Father Robbie went on:
"I submit to you, in this one, first sin, that the level of destruction wrought was massive. We see in this interaction a myriad of broken relationships...God and humankind, humankind and humankind, the specific human relationship of husband and wife, humankind and all of creation. Furthermore, arguably the worst sin of all - murder - was not far behind this moment in history. How long did it take, how far were we from the Garden before the first murder entered human history?"
Several in the congregation whispered: "one generation."
"That's right," Robbie said, "one generation." The power of sin. It is pervasive and spreads quickly.

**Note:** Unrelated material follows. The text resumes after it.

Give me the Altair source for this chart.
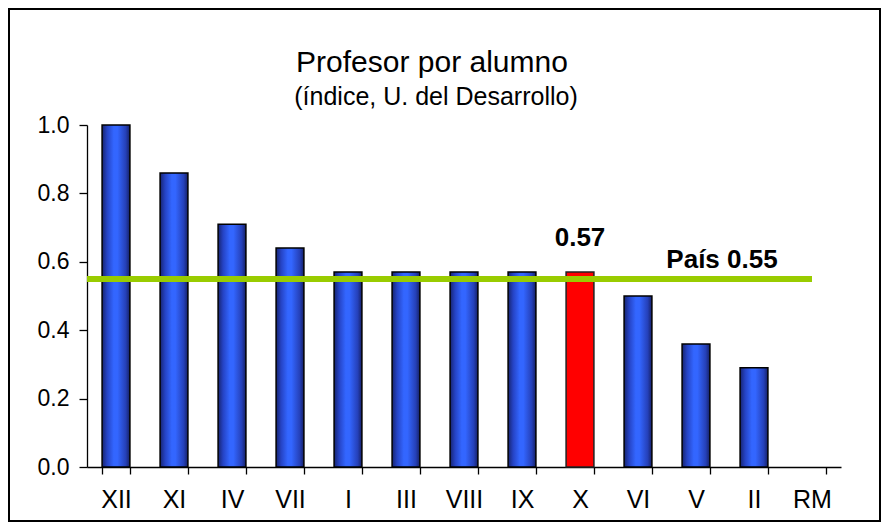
import altair as alt
import pandas as pd

# ---- data ----
regions = ["XII", "XI", "IV", "VII", "I", "III", "VIII", "IX", "X", "VI", "V", "II", "RM"]
values = [1.00, 0.86, 0.71, 0.64, 0.57, 0.57, 0.57, 0.57, 0.57, 0.50, 0.36, 0.29, 0.0]
highlight = "X"
pais_value = 0.55
pais_label = "País 0.55"
y_ticks = [0.0, 0.2, 0.4, 0.6, 0.8, 1.0]
title_text = "Profesor por alumno"
subtitle_text = "(índice, U. del Desarrollo)"

df = pd.DataFrame({"region": regions, "valor": values})
hl_value = values[regions.index(highlight)]
df_hl = pd.DataFrame({"region": [highlight], "valor": [hl_value], "label": [f"{hl_value:.2f}"]})
df_pais = pd.DataFrame({"region": ["II"], "valor": [pais_value], "label": [pais_label]})

FONT = "Liberation Sans"
W, H = 754, 342

xscale = alt.Scale(domain=regions, paddingInner=0.52, paddingOuter=0.26)
yscale = alt.Scale(domain=[0, 1])

x_axis = alt.Axis(title=None, labelFontSize=25, tickSize=7, tickBand="extent",
                  labelPadding=13, labelAngle=0, labelFont=FONT, labelColor="black",
                  domainColor="black", tickColor="black", domainWidth=1.3, tickWidth=1.3,
                  grid=False)
y_axis = alt.Axis(title=None, values=y_ticks, format=".1f", labelFontSize=23,
                  tickSize=8, labelPadding=10, labelFont=FONT, labelColor="black",
                  domainColor="black", tickColor="black", domainWidth=1.3, tickWidth=1.3,
                  grid=False)

blue_grad = alt.LinearGradient(
    gradient="linear", x1=0, x2=1, y1=0, y2=0,
    stops=[
        alt.GradientStop(color="#172470", offset=0),
        alt.GradientStop(color="#2543c4", offset=0.18),
        alt.GradientStop(color="#3366ff", offset=0.42),
        alt.GradientStop(color="#3366ff", offset=0.55),
        alt.GradientStop(color="#2540b8", offset=0.85),
        alt.GradientStop(color="#152066", offset=1),
    ],
)

base = alt.Chart(df).encode(
    x=alt.X("region:N", scale=xscale, axis=x_axis),
    y=alt.Y("valor:Q", scale=yscale, axis=y_axis),
)

bars = base.mark_bar(fill=blue_grad, stroke="black", strokeWidth=1.5).transform_filter(
    (alt.datum.valor > 0) & (alt.datum.region != highlight)
)
red_bar = base.mark_bar(fill="#ff0000", stroke="#222222", strokeWidth=1.5).transform_filter(
    alt.datum.region == highlight
)

line = alt.Chart(pd.DataFrame({"valor": [pais_value]})).mark_rule(
    color="#99cc00", strokeWidth=6
).encode(
    x=alt.X(datum="RM", type="nominal", bandPosition=0.5, scale=xscale, axis=x_axis),
    x2=alt.value(0),
    y=alt.Y("valor:Q", scale=yscale, axis=y_axis),
)

hl_text = alt.Chart(df_hl).mark_text(
    font=FONT, fontSize=26, fontWeight="bold", color="black", baseline="alphabetic", dy=-26
).encode(
    x=alt.X("region:N", scale=xscale, axis=x_axis),
    y=alt.Y("valor:Q", scale=yscale, axis=y_axis),
    text="label:N",
)

pais_text = alt.Chart(df_pais).mark_text(
    font=FONT, fontSize=26, fontWeight="bold", color="black", baseline="alphabetic", dx=-32, dy=-11
).encode(
    x=alt.X("region:N", scale=xscale, axis=x_axis),
    y=alt.Y("valor:Q", scale=yscale, axis=y_axis),
    text="label:N",
)

title = alt.Chart(pd.DataFrame({"t": [title_text]})).mark_text(
    font=FONT, fontSize=30, color="black", baseline="alphabetic", align="center"
).encode(x=alt.value(345), y=alt.value(-53), text="t:N")

subtitle = alt.Chart(pd.DataFrame({"t": [subtitle_text]})).mark_text(
    font=FONT, fontSize=25, color="black", baseline="alphabetic", align="center"
).encode(x=alt.value(349), y=alt.value(-20), text="t:N")

border = alt.Chart(pd.DataFrame({"b": [1]})).mark_rect(
    fill="white", fillOpacity=0, stroke="black", strokeWidth=2
).encode(x=alt.value(-78), x2=alt.value(793), y=alt.value(-116), y2=alt.value(396))

chart = alt.layer(border, bars, red_bar, line, hl_text, pais_text, title, subtitle).properties(
    width=W, height=H, padding=0, background="white"
).configure_view(
    stroke="transparent"
)

chart.save("out.html", embed_options={"renderer": "svg", "actions": False})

One generation...apple on our breath...be like God.... These thoughts floated in my head like clouds in the sky as I sat and listened. Occupying the same air space were thoughts of things I believe He's bringing up in my life right now:
What does it mean to allow oneself to recover?
I'm coming to the end of myself. To whom will I turn from here?
Train of broken relationships...it is time to begin the process of repentance and restoration.
I can't further elucidate these thoughts yet. They are still wisping past, beyond reach in the sky called my half-conscious self. I am still an observer, waiting for a form to appear in the white fluffiness above.
But somehow, the words that were spoken today are relevant; I know it in my spirit. If nothing else, I know I need to turn away from self as God and toward God as Lord in some specific ways, and soon. There are relationships to be restored. I also know that I have so little capacity, in mind, body, and spirit, that I can do nothing in my own strength alone. I'm learning that in a much deeper, more real, more desperate way right now. It almost feels trite to write about it here - it's that intense.
I'm linking up with Michelle at Graceful today for her "Hear it on Sunday, Use it on Monday" blog community.
*Everything written about Robbie's words today is a paraphrase, written to the best of my memory.